Objective:
Print exactly, please, the lines from the top of the entries below up to and including the line with "const GREEN = '#00BF6F';", and nothing else; pictures are excluded.

Given records:
↓↓↓
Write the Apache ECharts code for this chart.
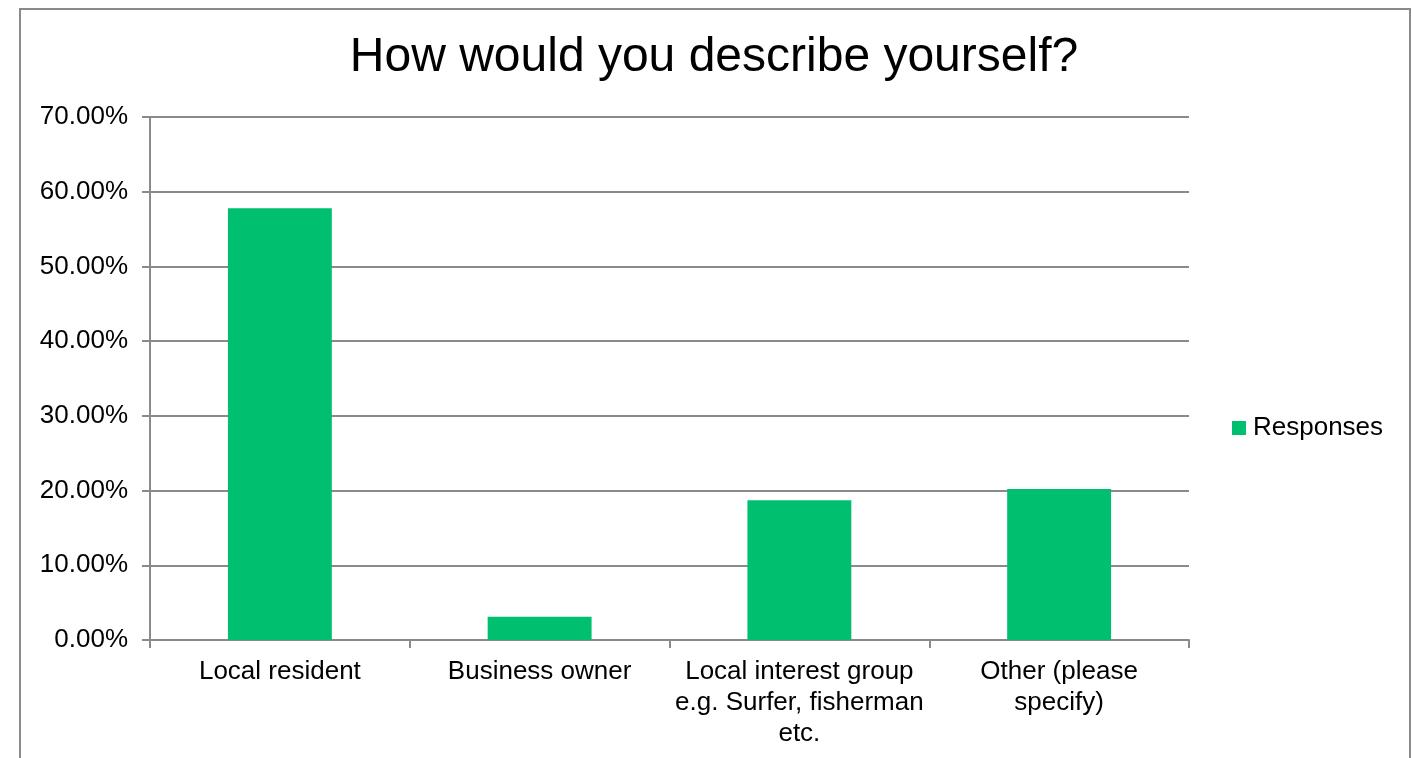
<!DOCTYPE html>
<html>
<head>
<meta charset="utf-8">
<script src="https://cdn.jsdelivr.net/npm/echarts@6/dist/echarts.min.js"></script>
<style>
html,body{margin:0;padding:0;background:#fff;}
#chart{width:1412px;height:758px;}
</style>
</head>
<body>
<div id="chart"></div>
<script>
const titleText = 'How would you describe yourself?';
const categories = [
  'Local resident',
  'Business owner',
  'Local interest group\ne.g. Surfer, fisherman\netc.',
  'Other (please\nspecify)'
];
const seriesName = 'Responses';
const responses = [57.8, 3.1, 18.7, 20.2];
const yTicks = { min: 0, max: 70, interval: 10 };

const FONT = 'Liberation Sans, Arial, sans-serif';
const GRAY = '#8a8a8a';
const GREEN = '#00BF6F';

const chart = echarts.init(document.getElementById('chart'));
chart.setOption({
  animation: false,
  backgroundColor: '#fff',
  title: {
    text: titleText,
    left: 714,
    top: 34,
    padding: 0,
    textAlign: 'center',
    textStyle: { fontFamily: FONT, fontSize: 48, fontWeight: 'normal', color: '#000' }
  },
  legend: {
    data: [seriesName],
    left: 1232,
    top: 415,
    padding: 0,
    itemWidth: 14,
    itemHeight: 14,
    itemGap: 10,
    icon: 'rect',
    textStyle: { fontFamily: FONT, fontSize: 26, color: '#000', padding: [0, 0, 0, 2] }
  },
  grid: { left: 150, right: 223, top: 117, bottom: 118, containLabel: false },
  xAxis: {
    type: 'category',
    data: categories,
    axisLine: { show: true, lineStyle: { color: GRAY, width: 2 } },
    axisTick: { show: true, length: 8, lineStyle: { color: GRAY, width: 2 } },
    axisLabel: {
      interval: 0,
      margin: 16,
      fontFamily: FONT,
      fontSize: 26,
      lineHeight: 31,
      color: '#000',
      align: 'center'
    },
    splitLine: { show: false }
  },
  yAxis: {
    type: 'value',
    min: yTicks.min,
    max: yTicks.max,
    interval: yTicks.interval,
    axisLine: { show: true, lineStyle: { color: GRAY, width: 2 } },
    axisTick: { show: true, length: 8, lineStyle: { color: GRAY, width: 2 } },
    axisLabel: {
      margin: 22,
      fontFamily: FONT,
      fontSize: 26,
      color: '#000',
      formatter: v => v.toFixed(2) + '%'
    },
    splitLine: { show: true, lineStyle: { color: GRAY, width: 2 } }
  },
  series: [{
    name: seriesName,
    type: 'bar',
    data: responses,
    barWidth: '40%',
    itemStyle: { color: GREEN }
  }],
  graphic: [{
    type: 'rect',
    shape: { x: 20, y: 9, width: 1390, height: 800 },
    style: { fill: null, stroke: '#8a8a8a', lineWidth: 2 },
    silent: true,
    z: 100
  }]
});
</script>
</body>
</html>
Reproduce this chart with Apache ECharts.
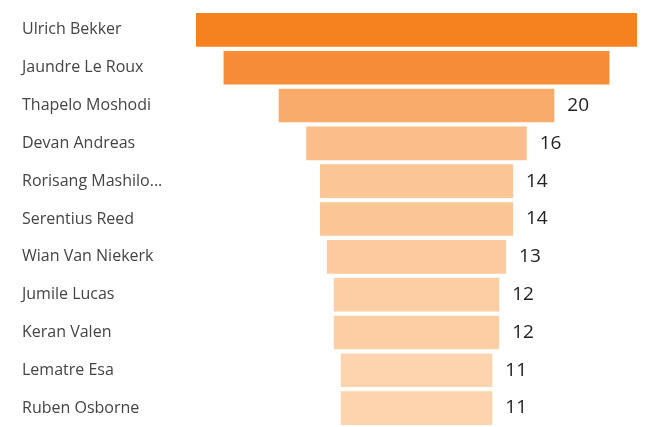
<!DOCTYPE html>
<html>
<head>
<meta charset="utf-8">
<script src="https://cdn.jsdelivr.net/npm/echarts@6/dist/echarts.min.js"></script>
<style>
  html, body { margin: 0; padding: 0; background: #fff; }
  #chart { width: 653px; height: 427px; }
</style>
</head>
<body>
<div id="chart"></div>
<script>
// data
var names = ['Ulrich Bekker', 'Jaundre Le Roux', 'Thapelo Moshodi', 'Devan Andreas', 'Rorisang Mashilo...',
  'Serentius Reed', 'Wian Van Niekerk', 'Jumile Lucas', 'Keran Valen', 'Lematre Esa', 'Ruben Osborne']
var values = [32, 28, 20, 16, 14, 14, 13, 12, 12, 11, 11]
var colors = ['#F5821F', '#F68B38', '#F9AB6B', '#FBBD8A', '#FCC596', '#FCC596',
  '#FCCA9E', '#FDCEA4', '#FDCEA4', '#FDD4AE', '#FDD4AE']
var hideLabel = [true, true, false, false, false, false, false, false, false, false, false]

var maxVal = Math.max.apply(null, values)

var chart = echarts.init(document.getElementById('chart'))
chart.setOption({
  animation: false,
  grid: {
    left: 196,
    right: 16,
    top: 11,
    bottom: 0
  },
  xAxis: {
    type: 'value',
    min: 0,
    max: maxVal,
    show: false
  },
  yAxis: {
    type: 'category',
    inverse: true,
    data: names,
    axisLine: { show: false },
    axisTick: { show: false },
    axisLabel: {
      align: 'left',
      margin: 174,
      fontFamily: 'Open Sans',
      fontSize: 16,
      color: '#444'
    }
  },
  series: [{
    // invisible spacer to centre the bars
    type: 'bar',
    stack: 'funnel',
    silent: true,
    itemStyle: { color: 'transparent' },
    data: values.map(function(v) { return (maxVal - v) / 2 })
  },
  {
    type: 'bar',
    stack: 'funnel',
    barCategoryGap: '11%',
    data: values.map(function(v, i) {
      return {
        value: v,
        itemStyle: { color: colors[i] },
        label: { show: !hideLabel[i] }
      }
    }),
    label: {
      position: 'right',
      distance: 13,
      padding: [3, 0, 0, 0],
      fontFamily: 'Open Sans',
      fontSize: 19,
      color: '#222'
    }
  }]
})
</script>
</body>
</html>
↑↑↑
Response to the task:
Write the Apache ECharts code for this chart.
<!DOCTYPE html>
<html>
<head>
<meta charset="utf-8">
<script src="https://cdn.jsdelivr.net/npm/echarts@6/dist/echarts.min.js"></script>
<style>
html,body{margin:0;padding:0;background:#fff;}
#chart{width:1412px;height:758px;}
</style>
</head>
<body>
<div id="chart"></div>
<script>
const titleText = 'How would you describe yourself?';
const categories = [
  'Local resident',
  'Business owner',
  'Local interest group\ne.g. Surfer, fisherman\netc.',
  'Other (please\nspecify)'
];
const seriesName = 'Responses';
const responses = [57.8, 3.1, 18.7, 20.2];
const yTicks = { min: 0, max: 70, interval: 10 };

const FONT = 'Liberation Sans, Arial, sans-serif';
const GRAY = '#8a8a8a';
const GREEN = '#00BF6F';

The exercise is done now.